Fast forward to the end of the school year. Diane and I had become engaged. I returned to Bristol in May with wedding plans for July. Since I was only 20, I needed parental permission. One evening after dinner, Father announced that he wasn’t signing any papers, “I was too young to get married.” The next morning, I packed a suitcase and hitch hiked back to Boston. By July, Father had relented and we were married in late August. I asked him about his resistance. He responded, “I was worried” he said, “how were you going to pay for college and support a wife. I have nothing to give you.” “That’s OK,” I said, “you could make us some furniture.” Father had always done house repair carpentry. He had tools. Why not furniture making.
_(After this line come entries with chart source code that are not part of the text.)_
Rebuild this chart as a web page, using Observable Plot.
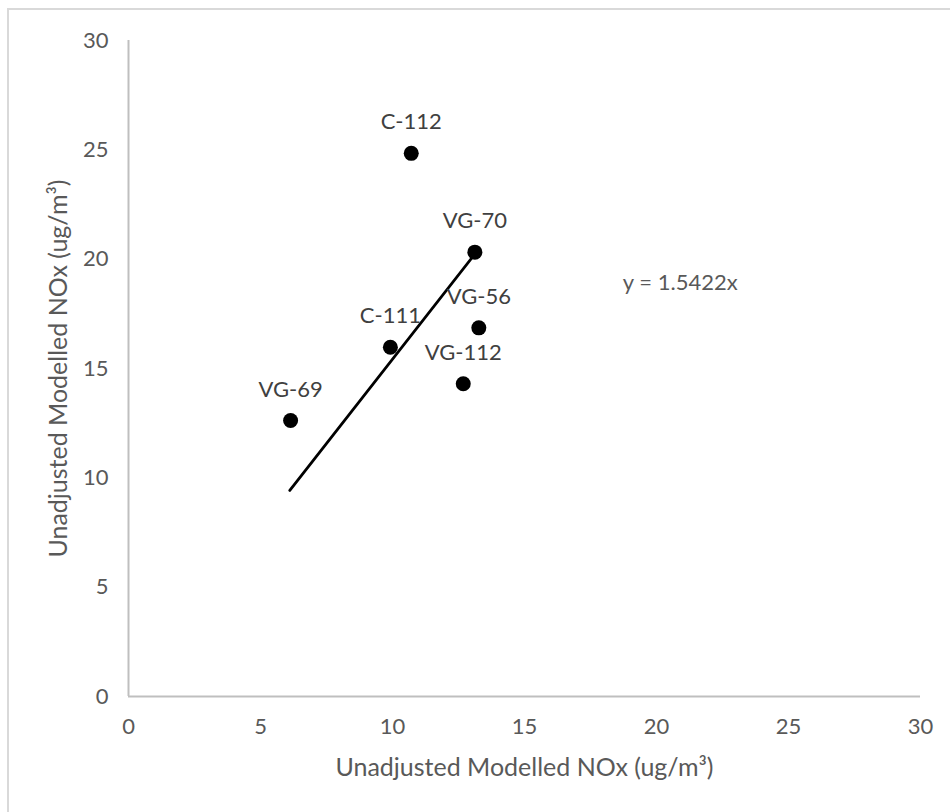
<!DOCTYPE html>
<html>
<head>
<meta charset="utf-8">
<script src="https://cdn.jsdelivr.net/npm/d3@7"></script>
<script src="https://cdn.jsdelivr.net/npm/@observablehq/plot@0.6"></script>
<style>
  html, body { margin: 0; padding: 0; background: #fff; overflow: hidden; }
  #frame { position: absolute; left: 7px; top: 8px; width: 1000px; height: 900px;
           border-left: 2px solid #d9d9d9; border-top: 2px solid #d9d9d9; }
  #chart { position: absolute; left: 0; top: 0; }
</style>
</head>
<body>
<div id="frame"></div>
<div id="chart"></div>
<script>
// Data
const sites = ["C-112", "VG-70", "VG-56", "C-111", "VG-112", "VG-69"];
const xValues = [10.71, 13.12, 13.27, 9.92, 12.68, 6.14];
const yValues = [24.84, 20.32, 16.86, 15.97, 14.30, 12.62];
const slope = 1.5422;
const trendRange = [6.11, 13.1];
const tickValues = [0, 5, 10, 15, 20, 25, 30];
const equationText = "y = 1.5422x";
const xTitle = "Unadjusted Modelled NOx (ug/m³)";
const yTitle = "Unadjusted Modelled NOx (ug/m³)";

const points = sites.map((s, i) => ({site: s, x: xValues[i], y: yValues[i]}));
const trend = trendRange.map(x => ({x, y: slope * x}));

const font = "Lato, 'Open Sans', sans-serif";
const fs = 22;

const chart = Plot.plot({
  width: 950,
  height: 812,
  marginLeft: 128,
  marginRight: 30,
  marginTop: 40,
  marginBottom: 116,
  style: {fontFamily: font, fontSize: fs + "px", background: "transparent"},
  x: {domain: [0, 30]},
  y: {domain: [0, 30]},
  marks: [
    Plot.ruleY([0], {stroke: "#bfbfbf", strokeWidth: 2}),
    Plot.ruleX([0], {stroke: "#bfbfbf", strokeWidth: 2}),
    Plot.axisX({ticks: tickValues, tickSize: 0, tickPadding: 22, label: null,
                fontSize: fs, color: "#595959"}),
    Plot.axisY({ticks: tickValues, tickSize: 0, tickPadding: 20, label: null,
                fontSize: fs, color: "#595959"}),
    Plot.line(trend, {x: "x", y: "y", stroke: "#000", strokeWidth: 2.8}),
    Plot.dot(points, {x: "x", y: "y", r: 7.5, fill: "#000", stroke: "none"}),
    Plot.text(points, {x: "x", y: "y", text: "site", dy: -31, fontSize: fs, fill: "#404040"}),
    Plot.text([equationText], {x: 20.9, y: 18.9, text: d => d, fontSize: fs, fill: "#595959"}),
    Plot.text([xTitle], {frameAnchor: "bottom", dy: 71, textAnchor: "middle", lineAnchor: "middle",
                         text: d => d, fontSize: 25, fill: "#595959"}),
    Plot.text([yTitle], {frameAnchor: "left", dx: -70, rotate: -90, textAnchor: "middle", lineAnchor: "middle",
                         text: d => d, fontSize: 25, fill: "#595959"})
  ]
});
document.getElementById("chart").appendChild(chart);
</script>
</body>
</html>
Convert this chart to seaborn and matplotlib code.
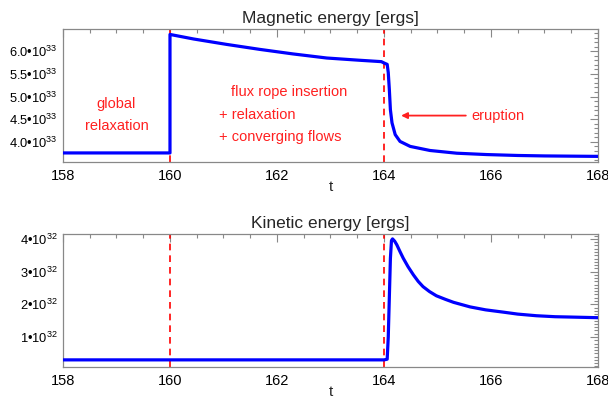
import numpy as np
import pandas as pd
import seaborn as sns
import matplotlib.pyplot as plt
from matplotlib.ticker import MultipleLocator, FuncFormatter

# Magnetic energy (units of 1e33 erg)
t_mag = [158, 160, 160, 160.44, 161.06, 161.68, 162.3, 162.93, 163.55, 163.95,
         164.02, 164.06, 164.08, 164.1, 164.12, 164.15, 164.21, 164.3, 164.49,
         164.86, 165.36, 165.92, 166.5, 167.0, 168.0]
e_mag = [3.756, 3.756, 6.37, 6.27, 6.15, 6.04, 5.94, 5.85, 5.80, 5.77,
         5.73, 5.71, 5.53, 5.16, 4.71, 4.42, 4.16, 4.01, 3.90,
         3.81, 3.75, 3.72, 3.70, 3.69, 3.68]

# Kinetic energy (units of 1e32 erg)
t_kin = [158, 160, 164, 164.06, 164.08, 164.1, 164.12, 164.14, 164.16, 164.2,
         164.24, 164.3, 164.36, 164.45, 164.55, 164.64, 164.73, 164.85, 164.98,
         165.15, 165.3, 165.61, 165.9, 166.23, 166.5, 166.85, 167.2, 167.48, 168.0]
e_kin = [0.30, 0.30, 0.30, 0.32, 1.0, 2.2, 3.4, 3.95, 4.0, 3.93,
         3.82, 3.61, 3.41, 3.15, 2.90, 2.70, 2.54, 2.39, 2.26,
         2.15, 2.06, 1.92, 1.83, 1.76, 1.70, 1.65, 1.62, 1.61, 1.59]

phase_marks = [160, 164]

mag_df = pd.DataFrame({'t': t_mag, 'E': np.array(e_mag) * 1e33})
kin_df = pd.DataFrame({'t': t_kin, 'E': np.array(e_kin) * 1e32})

sns.set_style('white')
plt.rcParams['font.family'] = ['Liberation Sans', 'DejaVu Sans']
plt.rcParams['mathtext.fontset'] = 'custom'
plt.rcParams['mathtext.rm'] = 'Liberation Sans'

fig = plt.figure(figsize=(6.08, 4.0), dpi=100)
ax1 = fig.add_axes([0.1036, 0.595, 0.8799, 0.3325])
ax2 = fig.add_axes([0.1036, 0.0825, 0.8799, 0.3325])


def style_axis(ax):
    ax.set_xlim(158, 168)
    ax.xaxis.set_major_locator(MultipleLocator(2))
    ax.xaxis.set_minor_locator(MultipleLocator(0.5))
    ax.tick_params(which='both', direction='in', top=True, right=True,
                   color='#888888', labelcolor='black')
    ax.tick_params(axis='x', labelsize=10.5, pad=5)
    ax.tick_params(axis='y', labelsize=9.3, pad=4)
    ax.tick_params(which='major', length=6, width=0.8)
    ax.tick_params(which='minor', length=3, width=0.8)
    for s in ax.spines.values():
        s.set_color('#888888')
        s.set_linewidth(0.9)
    ax.set_xlabel('t', fontsize=11, labelpad=-2)
    ax.set_ylabel('')
    for tm in phase_marks:
        ax.axvline(tm, color='red', ls=(0, (4, 3)), lw=1.2, zorder=1)


sns.lineplot(data=mag_df, x='t', y='E', ax=ax1, color='blue', lw=2.3,
             estimator=None, sort=False, zorder=3)
style_axis(ax1)
ax1.set_ylim(3.556e33, 6.49e33)
ax1.yaxis.set_major_locator(MultipleLocator(0.5e33))
ax1.yaxis.set_minor_locator(MultipleLocator(0.1e33))
ax1.yaxis.set_major_formatter(FuncFormatter(
    lambda v, p: '%.1f\u202210$^{33}$' % (v / 1e33)))
ax1.set_title('Magnetic energy [ergs]', fontsize=12.5, pad=4)

red = '#ff2020'
fs = 10.5
ax1.text(159.0, 4.84e33, 'global', color=red, ha='center', va='center', fontsize=fs)
ax1.text(159.0, 4.36e33, 'relaxation', color=red, ha='center', va='center', fontsize=fs)
ax1.text(161.14, 5.11e33, 'flux rope insertion', color=red, va='center', fontsize=fs)
ax1.text(160.92, 4.6e33, '+ relaxation', color=red, va='center', fontsize=fs)
ax1.text(160.92, 4.11e33, '+ converging flows', color=red, va='center', fontsize=fs)
ax1.text(165.63, 4.58e33, 'eruption', color=red, va='center', fontsize=fs)
ax1.annotate('', xy=(164.32, 4.58e33), xytext=(165.53, 4.58e33),
             arrowprops=dict(arrowstyle='-|>', color=red, lw=1.3,
                             mutation_scale=9, shrinkA=0, shrinkB=0))

sns.lineplot(data=kin_df, x='t', y='E', ax=ax2, color='blue', lw=2.3,
             estimator=None, sort=False, zorder=3)
style_axis(ax2)
ax2.set_ylim(0.082e32, 4.15e32)
ax2.yaxis.set_major_locator(MultipleLocator(1e32))
ax2.yaxis.set_minor_locator(MultipleLocator(0.1e32))
ax2.yaxis.set_major_formatter(FuncFormatter(
    lambda v, p: '%d\u202210$^{32}$' % round(v / 1e32)))
ax2.set_title('Kinetic energy [ergs]', fontsize=12.5, pad=4)

fig.savefig('out.png', dpi=100)
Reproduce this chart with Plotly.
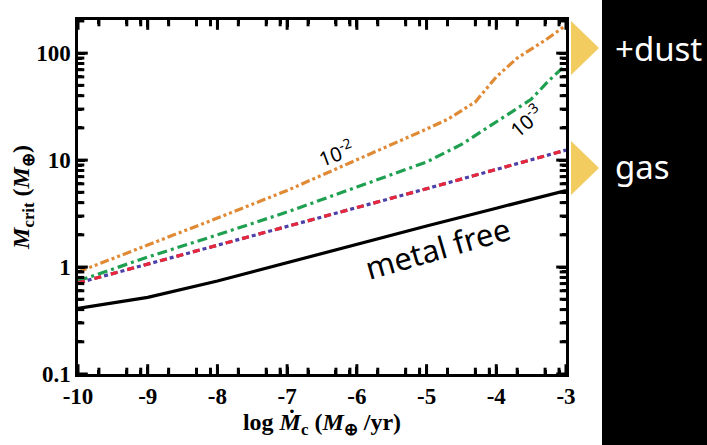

That Christmas, Father drove to Boston. He was alone. Mom had 4 daughters to care for. In the Impala was a pine Cobbler’s Bench coffee table and a round, fold up, dining room table — the top could roll back making a seat. He had taken my comment literally and began making furniture. These would be the first of his many wood working projects. Also squeezed into the car was a piece of green wall to wall carpet. He laid it out in the living-dining room, measured cuts, marked on the back, and cut. When he turned it over he went wild. His cuts hadn’t accounted for the rug being upside down. He was furious. Always double check measurements he reminded me.
In 1976, Diane and I took a five week trip to Great Britan. A house on Mulberry Street might be listed. I told my father to make an offer, we would buy it. When we returned he informed me that we had bought the house. Although there had been no settlement or money involved, he was already doing some interior painting. Problem was that Mom wasn’t talking to me. One of my sisters explained that she felt that they should have bought the house. I told my father to take it we could find something. He finally agreed but with the condition we move into the family apartment on Mill street. We did and a year later with baby Jenny bought a house in Yardley.
Neither my father or his brothers were aggressive businessmen. By the 1970s, suburban shopping centers and malls had drained Main Street business. Thomas Profy and Sons GE appliances closed. I got father a job as head of the maintenance department at HGP. A decade or more later he retired from HGP. The school hosted a party for Father and Eddie Beyer, a long time bus driver. Although not a public speaker, Father agreed to say a few words.
He described how every morning he walked the halls unlocking classroom doors and turning on lights. “I was proud,” he said. “I turned on the light, making it possible for those talented, smart teachers to teach their students. I was contributing to their education.” So perfectly, Father.
In his last years after Mom’s death and his increasingly fragile memory, Father remained smiling, with a twinkle in his eye, a subtle joke, and hugs for his children and grandchildren.